Highs and lows. Director John Crowley has those on his resume. Brooklyn is one of the best movies about immigrants I’ve ever seen, but The Goldfinch took a Pulitzer Prize novel and turned it into hot garbage. We Live In Time walks between the two of those, but thankfully, is closer to Brooklyn. But that was always going to happen, when you cast two of the hottest most talented actors in the world playing your romantic leads. Let the swoon begin!

The movie goes through the major life moments in a very cute English couple, Tobias (Andrew Garfield) and Almut (Florence Pugh). We see the roller coaster of their romance, and their lives together. Stuff every person will probably have to deal with: courtship, fights, having a baby, career, family, and eventually, what happens when someone gets sick. The only difference is, we see all these events nonlinearly, eliminating the flow of time as a way to watch a relationship unfold.

The nonlinear choice drives home We Live In Time’s main message: context matters. Tobias and Almut’s lives go through those big decisions every couple has to decide for themselves. What’s different here though is that those conversations aren’t one and done: they are constant, and always evolving depending on where in life each of them is. We see their adorable child Ella (with an even more real adorable name, Grace Delaney)…just minutes after Almut insists she doesn’t want kids to interfere with the chef career she’s building for herself. Tobias and Almut have fights over that conversation and almost break up over it a few times, but like all relationships built to last, they come back to their love and connection to each other as the most important thing they hold dear, and the cards will fall where they fall. It’s nice to see the script flipped here too, as the movie more revolves around Almut’s life, and her big decisions which Tobias eventually knows he can’t make for her, she’s in charge of her own choices and he knows/loves her enough to trust she’s thought through everything. This becomes more and more clear as the dark days come closer, and the couple has impossible choices to make as to how to spend those last days together.

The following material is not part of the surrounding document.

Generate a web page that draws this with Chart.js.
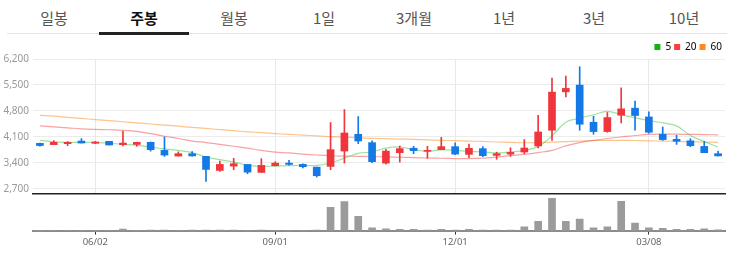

To tell this story well enough that it doesn’t cliche, director Crowley needs two incredible actors at the top of their game to make the audience believe that they really fell in love with each other making this movie. Thankfully, casting delivered with Andrew Garfield and Florence Pugh. Garfield can play emotionally wrought in his sleep by now, but has also proven himself to be an incredible flirt with a great smile which he uses to woo Ms. Pugh. Looking around, the women in the audience were melting every time Garfield’s big eyes and adorable smile crossed the screen, and hearts were breaking when he’d start to cry, especially at a really sweet sad moment throwing out the trash. But he’s the 2nd fiddle here. This is Florence Pugh’s movie through and through, as all the major story points revolve around her. While all the ladies and gay men were fawning over Andrew Garfield, I was wishing and hoping I could be so lucky to meet someone special like Almut. Pugh makes this character complex through the emotional roller coaster the movie puts her on, handling each different set of good and bad news differently as the story wants her to, but with the same sardonic wit that’s very much a constant part of who she is. Pugh is best as the story goes for tears, making subtle smart choices to keep We Live In Time from succumbing to a Lifetime movie it could so easily have become.

The other big lesson of We Live In Time, is what the title says. So enjoy the moment. Go on that trip you might be on the fence about. Go try that restaurant the woman that hit you with her car invited you to. Or in my case, take the crazy job abroad in 2015 that would completely alter your life forever going forward. Just make sure whatever opportunity presents itself, big and small, you enjoy it while it’s happening, and be there with the people you care about.